Night Gallery season 2 episode 5: The Phantom Farmhouse/Silent Snow, Secret Snow

Night Gallery works best when it’s longer stories and not — am I a broken record yet? — the excruciating black out shorts. This episode also has a more experimental first story and I love when the show tries to break new ground.

“The Phantom Farmhouse” is about a sanitarium that allows its patients to roam outside for therapy.  When one of them is killed another patient named Gideon (David Carradine) claims that a girl who lives nearby named Mildred Squire (Linda Marsh, Freebie and the BeanThe Dark Secret of Harvest Home) is the murderer. Doctor Joel Winter (David McCallum, three years removed from The Man from U.N.C.L.E.) refuses to believe that this could be true once he glimpses how gorgeous she is.
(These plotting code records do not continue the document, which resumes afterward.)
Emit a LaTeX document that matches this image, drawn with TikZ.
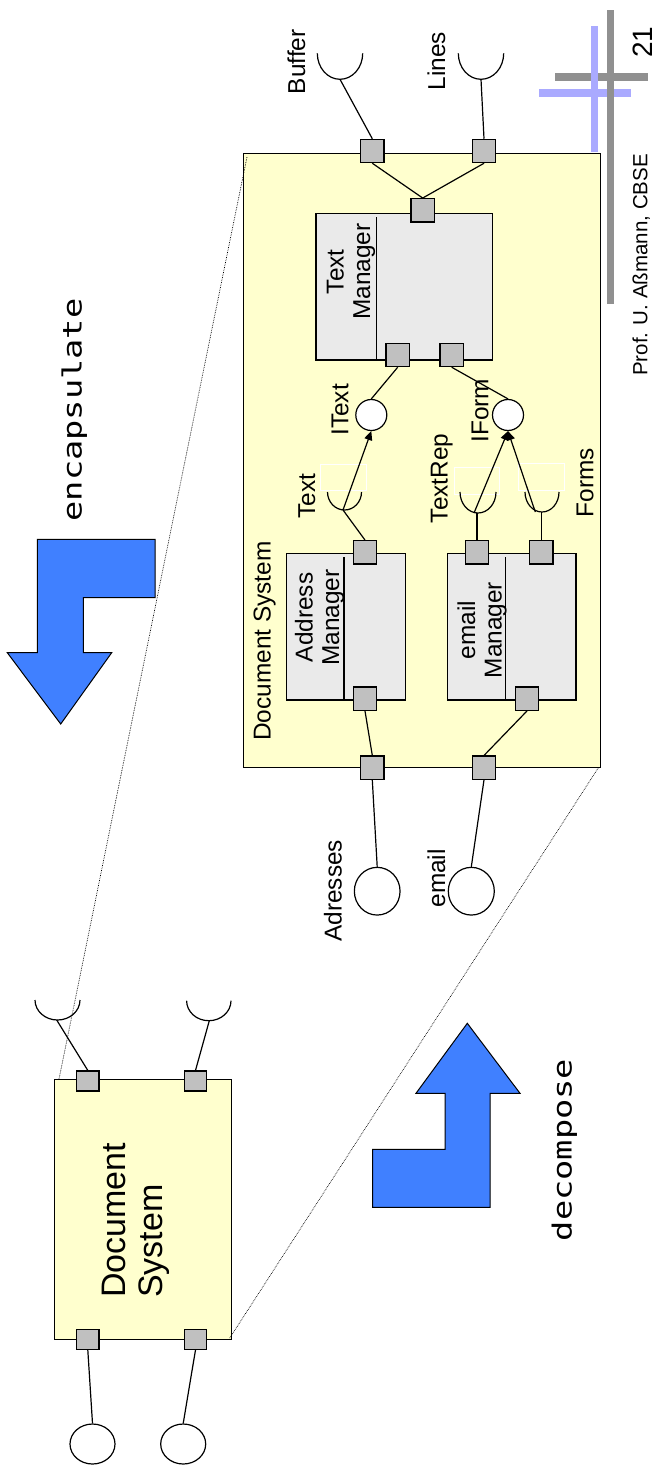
\documentclass[tikz,border=0pt]{standalone}
\usepackage{fontspec}
\setmainfont{Liberation Sans}
\newfontfamily\codefont{DejaVu Sans Mono}
\usetikzlibrary{arrows.meta,shapes.geometric}
\definecolor{sysyellow}{RGB}{255,255,206}
\definecolor{compgray}{RGB}{234,234,234}
\definecolor{portgray}{RGB}{192,192,192}
\definecolor{arrowblue}{RGB}{64,128,255}
\definecolor{bargray}{RGB}{144,144,144}
\definecolor{barblue}{RGB}{170,170,255}
\begin{document}
\begin{tikzpicture}[x=1pt,y=-1pt,
  sysbox/.style={draw=black,fill=sysyellow,line width=1.4pt,rectangle,inner sep=0pt,anchor=north west},
  compbox/.style={draw=black,fill=compgray,line width=1.4pt,rectangle,inner sep=0pt,anchor=north west},
  sepline/.style={draw=black,line width=1.2pt},
  portbox/.style={draw=black,fill=portgray,line width=1.2pt,rectangle,inner sep=0pt,minimum size=23.3pt},
  smallport/.style={portbox,minimum width=22.3pt,minimum height=20pt},
  iface/.style={draw=black,fill=white,line width=1.2pt,circle,inner sep=0pt,minimum size=31pt},
  bigiface/.style={draw=black,fill=white,line width=1.2pt,ellipse,inner sep=0pt},
  wire/.style={draw=black,line width=1.2pt},
  sockarc/.style={draw=black,line width=1.2pt},
  usearrow/.style={wire,-{Triangle[length=9pt,width=8pt]}},
  labelbox/.style={draw=white,line width=0.9pt},
  dotline/.style={draw=black,densely dotted,line width=0.7pt},
  bluearrow/.style={draw=black,fill=arrowblue,line width=1pt,line join=miter},
  lbl/.style={rotate=90,anchor=base,inner sep=0pt,font=\fontsize{24.4}{26.5}\selectfont},
  mlbl/.style={rotate=90,anchor=center,inner sep=0pt,align=center,font=\fontsize{24.4}{26.5}\selectfont},
  codelbl/.style={rotate=90,xscale=1.28,anchor=base,inner sep=0pt,font=\codefont\fontsize{26.3}{28}\selectfont}
]
\useasboundingbox (0,0) rectangle (656,1474);

% slide decoration
\fill[bargray] (555,73.3) rectangle (648.3,80.7);
\fill[barblue] (590.7,26) rectangle (597.7,151.7);
\fill[barblue] (539,89.3) rectangle (631,97.3);
\fill[bargray] (606.7,10) rectangle (614,304);
\node[rotate=90,anchor=base,inner sep=0pt,font=\fontsize{28}{30}\selectfont] (pagenum) at (652,42) {21};
\node[rotate=90,anchor=base,inner sep=0pt,font=\fontsize{20.5}{22}\selectfont] (author) at (647.3,265) {Prof. U. Aßmann, CBSE};

% blue arrows
\draw[bluearrow] (37.3,539.3) -- (155,539.3) -- (155,597.7) -- (83.3,597.7) -- (83.3,652.7) -- (111.7,652.7) -- (60.7,724) -- (7.3,652.7) -- (37.3,652.7) -- cycle;
\draw[bluearrow] (467.3,1023.3) -- (520,1093.3) -- (490,1093.3) -- (490,1207.3) -- (372.7,1207.3) -- (372.7,1149.3) -- (445,1149.3) -- (445,1093.3) -- (416,1093.3) -- cycle;
\node[codelbl] (encap) at (81.7,410) {encapsulate};
\node[codelbl] (decomp) at (571.7,1150) {decompose};

% ===== inner (decomposed) document system =====
\node[sysbox,minimum width=357pt,minimum height=614pt] (ds) at (243,153) {};
\node[lbl] (dslabel) at (270.7,641) {Document System};

% components
\node[compbox,minimum width=176.7pt,minimum height=146.6pt] (tm) at (315.3,212.7) {};
\draw[sepline] ([xshift=61.4]tm.south west) -- ([shift={(61.4,4)}]tm.north west);
\node[mlbl] (tmlabel) at (351,271.7) {Text\\Manager};

\node[compbox,minimum width=118.7pt,minimum height=146.6pt] (am) at (286,552.7) {};
\draw[sepline] ([xshift=58]am.south west) -- ([shift={(58,4)}]am.north west);
\node[mlbl] (amlabel) at (319.5,617.5) {Address\\Manager};

\node[compbox,minimum width=128.6pt,minimum height=146.6pt] (em) at (446.7,552.7) {};
\draw[sepline] ([xshift=59]em.south west) -- ([shift={(59,4)}]em.north west);
\node[mlbl] (emlabel) at (482,630) {email\\Manager};

% empty label boxes
\draw[labelbox] (320.7,464) rectangle (366.7,490.7);
\draw[labelbox] (454,467.3) rectangle (499.3,494);
\draw[labelbox] (518.7,463.3) rectangle (564.3,490);

% sockets (required interfaces)
\coordinate (sBuf) at (340,79.3);
\coordinate (sLin) at (481,79.3);
\coordinate (sText) at (343,510);
\coordinate (sTextRep) at (477,513);
\coordinate (sForms) at (541.3,512);
\draw[sockarc] (sBuf) ++(-22.7,-26) arc[start angle=180,end angle=0,x radius=22.7,y radius=26];
\draw[sockarc] (sLin) ++(-22.7,-26) arc[start angle=180,end angle=0,x radius=22.7,y radius=26];
\draw[sockarc] ([xshift=1.5]sText) ++(-17,-18) arc[start angle=180,end angle=0,x radius=17,y radius=18];
\draw[sockarc] ([xshift=1]sTextRep) ++(-18,-21) arc[start angle=180,end angle=0,x radius=18,y radius=21];
\draw[sockarc] ([xshift=0.7]sForms) ++(-17,-20) arc[start angle=180,end angle=0,x radius=17,y radius=20];

% ports
\node[portbox] (bufP) at (372.3,151) {};
\node[portbox] (linP) at (484,151) {};
\node[portbox] (tmT) at (422.7,210.3) {};
\node[portbox] (tmB1) at (397.7,355) {};
\node[portbox] (tmB2) at (451.7,355) {};
\node[portbox] (amT) at (365,552.3) {};
\node[portbox] (amB) at (365,698.7) {};
\node[portbox] (emT1) at (477,552.3) {};
\node[portbox] (emT2) at (541.3,552.3) {};
\node[portbox] (emB) at (527,698.7) {};
\node[portbox] (dsA) at (372.3,767.7) {};
\node[portbox] (dsE) at (484,767.7) {};

% provided interfaces
\node[iface] (itext) at (371.3,415) {};
\node[iface] (iform) at (508,415) {};
\node[bigiface,minimum width=45.7pt,minimum height=47.7pt] (adr) at (377.2,891.2) {};
\node[bigiface,minimum width=46pt,minimum height=47.7pt] (emc) at (471.3,891.2) {};

% wires
\draw[wire] (bufP.north) -- (sBuf);
\draw[wire] (linP.north) -- (sLin);
\draw[wire] (tmT.north) -- (bufP.south);
\draw[wire] (tmT.north) -- (linP.south);
\draw[wire] (tmB1.south) -- (itext.north);
\draw[wire] (tmB2.south) -- (iform.north);
\draw[wire] (amT.north) -- (sText);
\draw[wire] (emT1.north) -- (sTextRep);
\draw[wire] (emT2.north) -- (sForms);
\draw[usearrow] (sText) -- (itext.south);
\draw[usearrow] ([xshift=-3]sTextRep) -- (iform.south);
\draw[usearrow] ([xshift=-6]sForms) -- (iform.south);
\draw[wire] (amB.south) -- (dsA.north);
\draw[wire] (emB.south) -- (dsE.north);
\draw[wire] (dsA.south) -- (adr.north);
\draw[wire] (dsE.south) -- (emc.north);

% labels
\node[lbl] (lbuf) at (305,61.7) {Buffer};
\node[lbl] (llin) at (445,61.3) {Lines};
\node[lbl] (ltext) at (315,496) {Text};
\node[lbl] (litext) at (348.3,410) {IText};
\node[lbl] (ltextrep) at (447.5,478.3) {TextRep};
\node[lbl] (liform) at (488.3,410.8) {IForm};
\node[lbl] (lforms) at (593.3,482.5) {Forms};
\node[lbl] (ladr) at (341.7,890.8) {Adresses};
\node[lbl] (lemail) at (445,878.3) {email};

% ===== outer (encapsulated) document system =====
\node[sysbox,minimum width=176.7pt,minimum height=260pt] (outer) at (54,1079) {};
\node[rotate=90,anchor=center,inner sep=0pt,align=left,font=\fontsize{34}{37}\selectfont] (outerlabel) at (135.5,1220.5) {Document\\System};

\coordinate (oS1) at (56.7,1020);
\coordinate (oS2) at (209.3,1020.7);
\draw[sockarc] ([xshift=0.8]oS1) ++(-22.5,-20) arc[start angle=180,end angle=0,x radius=22.5,y radius=20];
\draw[sockarc] ([xshift=-0.5]oS2) ++(-22.2,-20) arc[start angle=180,end angle=0,x radius=22.2,y radius=20];

\node[smallport] (oP1) at (87.8,1081) {};
\node[smallport] (oP2) at (195.5,1081) {};
\node[smallport] (oP3) at (87.8,1339.3) {};
\node[smallport] (oP4) at (195.5,1339.3) {};
\node[bigiface,minimum width=45pt,minimum height=40pt] (oC1) at (92.5,1444) {};
\node[bigiface,minimum width=45pt,minimum height=40pt] (oC2) at (183.2,1444) {};

\draw[wire] (oP1.north) -- (oS1);
\draw[wire] (oP2.north) -- (oS2);
\draw[wire] (oP3.south) -- (oC1.north);
\draw[wire] (oP4.south) -- (oC2.north);

% zoom lines
\draw[dotline] ([xshift=5]outer.north west) -- ([shift={(4,4)}]ds.north west);
\draw[dotline] ([shift={(-2.4,-2.3)}]outer.south east) -- ([shift={(-3.3,-0.3)}]ds.south east);
\end{tikzpicture}
\end{document}
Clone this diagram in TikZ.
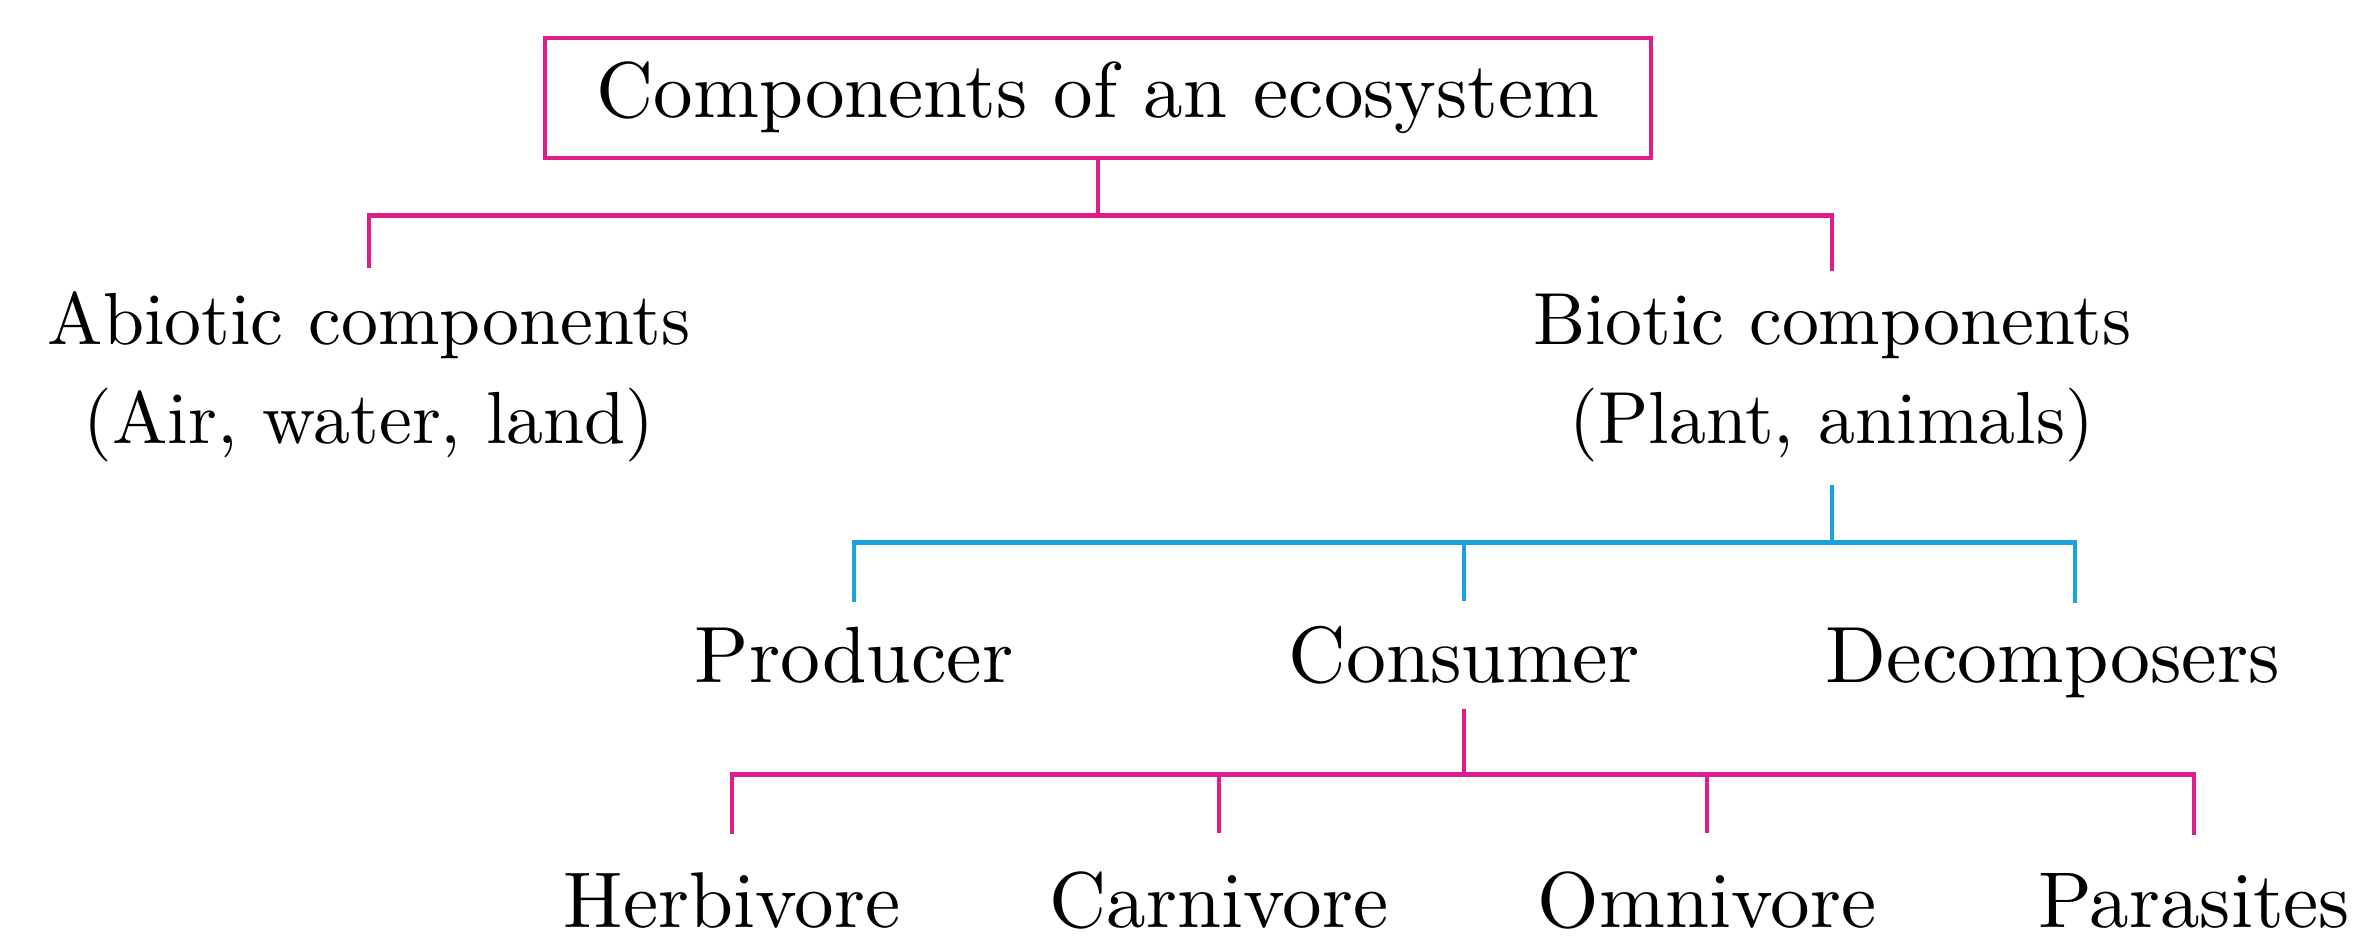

Directed by Jeannot Szwarc, written by Halsted Welles and based on a short story by Seabury Quinn, this is shot in a surreal style and Carradine is perfect as a character who feels like the antagonist but stay with it. I also read this referred to as a pre-80s werewolf story, as special effects made a leap in 1981, the year of the werewolf movie, but this still works for me.

Conrad Aiken’s best-known short story, “Silent Snow, Secret Snow,” was originally filmed as a 17-minute short movie produced by Gene Kearney. Kearney directed this story for Night Gallery and it’s a haunting tale of a boy who chooses the world of dreams and snow to the dirty real place that reality offers. It’s made even better because Orson Welles is the perfect narrator.

Paul Hasleman (Radames Pera) withdraws from our world when he starts to care about just one thing: the snow. Much like other Serling presentations that used fantasy or science fiction to explain issues of racism, this is an incredibly stirring tale of a boy with developmental issues that is failed by everyone. Kearney also wrote the teleplay for this and this is perhaps his finest work and amongst the best of Night Gallery.

This whole episode is what I want this show to be. My frustration when it isn’t aside, being able to enjoy this near-perfect journey into the Night Gallery is why I continue to champion this classic show.